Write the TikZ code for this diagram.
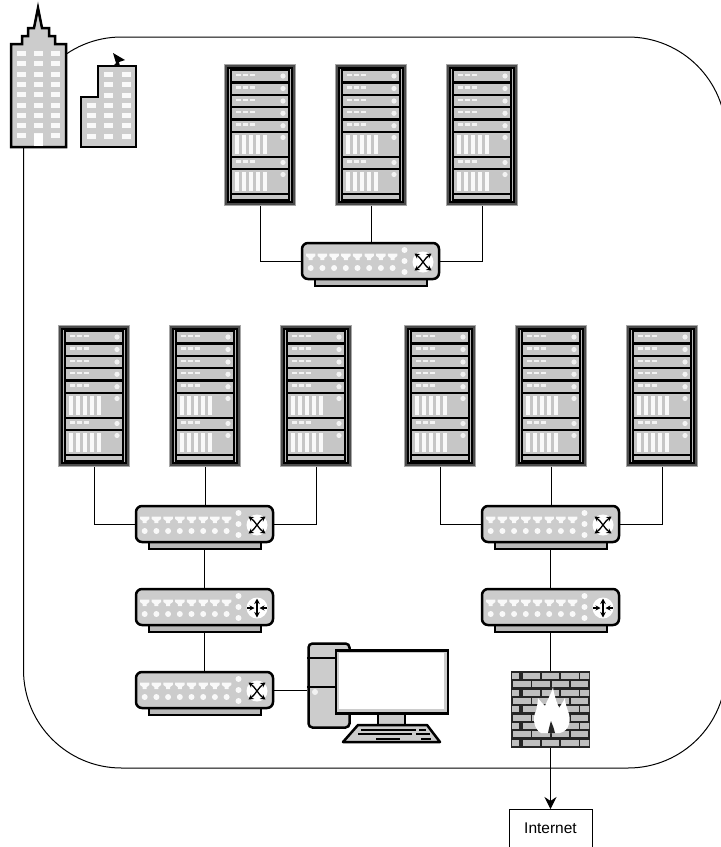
\documentclass[tikz,border=0pt]{standalone}
\usepackage{fontspec}
\setmainfont{Liberation Sans}
\usetikzlibrary{arrows.meta}

% shelves of a rack
\newcommand{\shelfsmall}[1]{%
  \fill[gray!45] (8,#1) rectangle (64,#1+10);
  \foreach \xd in {12,19,26} \fill[white!90!gray] (\xd,#1+2.5) rectangle (\xd+4.5,#1+5);
  \fill[white!90!gray] (59,#1+5) circle (2.6pt);
  \draw[line width=2pt] (7,#1+11.2) -- (65,#1+11.2);
}
\newcommand{\shelfbig}[1]{%
  \fill[gray!45] (8,#1) rectangle (64,#1+22.5);
  \foreach \xd in {10.5,17.5,24.5,31.5,38.5} \fill[white!95!gray] (\xd,#1+2) rectangle (\xd+4.6,#1+20.5);
  \fill[white!90!gray] (59,#1+4.5) circle (2.6pt);
  \draw[line width=2pt] (7,#1+23.6) -- (65,#1+23.6);
}
% body of switch and router
\newcommand{\devbody}{%
  \fill[gray!55] (14,38) rectangle (126,44);
  \draw[line width=1.6pt] (14,38) -- (14,44) -- (126,44) -- (126,38);
  \node[draw, line width=2.5pt, rounded corners=6pt, fill=gray!40, minimum width=137pt, minimum height=36pt,
        inner sep=0pt] (-body) at (69.5,19) {};
  \coordinate (-foot) at (69.5,44);
  \foreach \xp in {0,...,7} {
    \fill[white!95!gray] (5+\xp*11.7,11.5) -- (14.4+\xp*11.7,11.5) -- (14.4+\xp*11.7,14) -- (11.7+\xp*11.7,16) -- (11.7+\xp*11.7,18) -- (7.7+\xp*11.7,18) -- (7.7+\xp*11.7,16) -- (5+\xp*11.7,14) -- cycle;
    \fill[white!95!gray] (9.7+\xp*11.7,26) circle (3pt);
  }
  \foreach \yd in {8,19,30} \fill[white!95!gray] (103.5,\yd) circle (3pt);
  \fill[white] (122,20) circle (10.5pt);
}

\tikzset{
  pics/rack/.style={code={
    \node[draw=gray!70, line width=1.5pt, fill=gray!60!black, minimum width=71pt, minimum height=141pt, inner sep=0pt] (-body) at (36,71) {};
    \draw[line width=1.5pt, fill=gray!55] (4,4) rectangle (68,138);
    \draw[line width=1.5pt, fill=black] (6.5,5.5) rectangle (65.5,136);
    \shelfsmall{7} \shelfsmall{19.5} \shelfsmall{32} \shelfsmall{44.3} \shelfsmall{56.7}
    \shelfbig{69} \shelfsmall{93.5} \shelfbig{106}
    \fill[gray!45] (8,131) rectangle (64,134.5);
  }},
  pics/switch/.style={code={
    \devbody
    \draw[{Stealth[length=5pt,width=5.5pt]}-{Stealth[length=5pt,width=5.5pt]}, line width=1.3pt] (113.5,11.5) .. controls (120,16) and (124,24) .. (130.5,28.5);
    \draw[{Stealth[length=5pt,width=5.5pt]}-{Stealth[length=5pt,width=5.5pt]}, line width=1.3pt] (130.5,11.5) .. controls (124,16) and (120,24) .. (113.5,28.5);
  }},
  pics/router/.style={code={
    \devbody
    \draw[{Stealth[length=5.5pt,width=5.5pt]}-{Stealth[length=5.5pt,width=5.5pt]}, line width=1.2pt] (122,10.5) -- (122,29.5);
    \draw[-{Stealth[length=5pt,width=5pt]}, line width=1.2pt] (112,20) -- (119.5,20);
    \draw[-{Stealth[length=5pt,width=5pt]}, line width=1.2pt] (132,20) -- (124.5,20);
  }},
}

\begin{document}
\begin{tikzpicture}[x=1pt, y=-1pt, >={Stealth[length=12pt,width=12pt]},
  site/.style={draw, line width=1pt, rounded corners=98pt, minimum width=702.5pt, minimum height=731pt, inner sep=0pt},
  link/.style={draw, line width=1pt},
  tower/.style={draw, line width=2.5pt, rounded corners=4pt, fill=gray!40, minimum width=41pt, minimum height=84pt, inner sep=0pt},
  screen/.style={draw, line width=2.5pt, fill=gray!40, minimum width=112pt, minimum height=63pt, inner sep=0pt},
  wall/.style={fill=gray!30!black, minimum width=79pt, minimum height=77pt, inner sep=0pt},
  cloud/.style={draw, line width=1pt, fill=white, minimum width=83pt, minimum height=38pt, inner sep=0pt, font=\fontsize{15.5}{18}\selectfont},
  winlit/.style={fill=white!95!gray},
  house/.style={draw, line width=2.5pt, fill=gray!40, line join=miter},
]
  \useasboundingbox (0,0) rectangle (721,847);
  \node[site] (site) at (374.75,402.5) {};

  % buildings
  \draw[house] (11,44) -- (22,44) -- (22,36) -- (28,36) -- (28,28) -- (34,28) -- (38,8) -- (42,28) -- (49,28) -- (49,36) -- (55,36) -- (55,44) -- (66,44) -- (66,147) -- (11,147) -- cycle;
  \foreach \xw in {21,38,55} \foreach \yw in {0,...,8} \fill[winlit] (\xw-4.5,53.5+\yw*10.3-2.5) rectangle (\xw+4.5,53.5+\yw*10.3+2.5);
  \fill[white] (33.5,134) rectangle (43,146);
  \draw[house] (81,147) -- (81,97) -- (98,97) -- (98,66) -- (136,66) -- (136,147) -- cycle;
  \foreach \xw in {91,108,126} \foreach \yw in {105,115,125,136} \fill[winlit] (\xw-4.5,\yw-2.5) rectangle (\xw+4.5,\yw+2.5);
  \foreach \xw in {108,126} \foreach \yw in {74,84,95} \fill[winlit] (\xw-4.5,\yw-2.5) rectangle (\xw+4.5,\yw+2.5);
  \fill[black] (113,53) -- (125,60) -- (119,62) -- (120,66) -- (113,66) -- (116,63) -- cycle;

  % racks
  \foreach \xn/\xx/\yy in {1/224/64, 2/335/64, 3/446/64, 4/58/325, 5/169/325, 6/280/325, 7/404/325, 8/515/325, 9/626/325} {
    \pic (R\xn) at (\xx,\yy) {rack};
  }

  % switches and routers
  \pic (SWT) at (301,242) {switch};
  \pic (SWL) at (135,505) {switch};
  \pic (SWR) at (481,505) {switch};
  \pic (RTL) at (135,588) {router};
  \pic (RTR) at (481,588) {router};
  \pic (SWP) at (135,671) {switch};

  % computer
  \node[tower] (pc) at (329,685.5) {};
  \draw[line width=2.5pt] (pc.west |- 0,658) -- (335,658);
  \draw[line width=2.5pt] (pc.west |- 0,687) -- (335,687);
  \fill[white!90!gray] (315,692) circle (3pt);
  \fill[gray!40] (378,714) rectangle (405,725);
  \draw[line width=2.5pt] (378,714) -- (378,725);
  \draw[line width=2.5pt] (405,714) -- (405,725);
  \node[screen] (mon) at (392,682) {};
  \fill[white] (338.5,653) rectangle (443.5,708.5);
  \draw[line width=2.5pt, fill=gray!40, line join=round] (343,742) -- (358,725) -- (427,725) -- (440,742) -- cycle;
  \draw[line width=2pt] (361,729.5) -- (416,729.5);
  \draw[line width=2pt] (358,734) -- (412,734);
  \draw[line width=2pt] (376,738.5) -- (400,738.5);
  \draw[line width=2pt] (419,729.5) -- (426,729.5);
  \draw[line width=2pt] (416,734) -- (430,734);
  \draw[line width=2pt] (421,738.5) -- (431,738.5);

  % firewall
  \node[wall] (fw) at (550.5,709.5) {};
  \begin{scope}
    \clip (512,672) rectangle (589,747);
    \foreach \yb in {0,2,4,6,8} {
      \fill[gray!50] (512,672.8+\yb*8.35) rectangle (519,678.8+\yb*8.35);
      \foreach \xb in {0,...,3} \fill[gray!50] (522.5+\xb*19.3,672.8+\yb*8.35) rectangle (540+\xb*19.3,678.8+\yb*8.35);
    }
    \foreach \yb in {1,3,5,7} \foreach \xb in {0,...,3} \fill[gray!50] (513+\xb*19.3,672.8+\yb*8.35) rectangle (530.5+\xb*19.3,678.8+\yb*8.35);
  \end{scope}
  \fill[white] (541,733) .. controls (534,729) and (532,718) .. (536,711) .. controls (537,706) and (538,702) .. (538,698) .. controls (541,702) and (543,704) .. (545,706) .. controls (547,700) and (551,695) .. (553,687) .. controls (554,695) and (557,703) .. (559,708) .. controls (561,705) and (563,702) .. (565,698) .. controls (565,708) and (572,715) .. (569,724) .. controls (568,729) and (564,732) .. (560,733) -- cycle;
  \fill[gray!30!black] (548,733) .. controls (549,728) and (550,724) .. (551,721) .. controls (552,724) and (554,728) .. (555,733) -- cycle;

  \node[cloud] (net) at (550.5,828.5) {Internet};

  % links
  \draw[link] (R1-body.south) |- (SWT-body.west);
  \draw[link] (R2-body.south) -- (SWT-body.north -| R2-body.south);
  \draw[link] (R3-body.south) |- (SWT-body.east);
  \draw[link] (R4-body.south) |- (SWL-body.west);
  \draw[link] (R5-body.south) -- (SWL-body.north -| R5-body.south);
  \draw[link] (R6-body.south) |- (SWL-body.east);
  \draw[link] (R7-body.south) |- (SWR-body.west);
  \draw[link] (R8-body.south) -- (SWR-body.north -| R8-body.south);
  \draw[link] (R9-body.south) |- (SWR-body.east);
  \draw[link] (SWL-foot) -- (RTL-body.north);
  \draw[link] (SWR-foot) -- (RTR-body.north);
  \draw[link] (RTL-foot) -- (SWP-body.north);
  \draw[link] (RTR-foot) -- (fw.north);
  \draw[link] (SWP-body.east) -- (SWP-body.east -| pc.west);
  \draw[link, ->] (fw.south) -- (net.north);
\end{tikzpicture}
\end{document}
_____
Exercise instructions
Look through the material and copy each line that has "code".

Solution to this exercise
Write the TikZ code for this diagram.
  pics/rack/.style={code={
  pics/switch/.style={code={
  pics/router/.style={code={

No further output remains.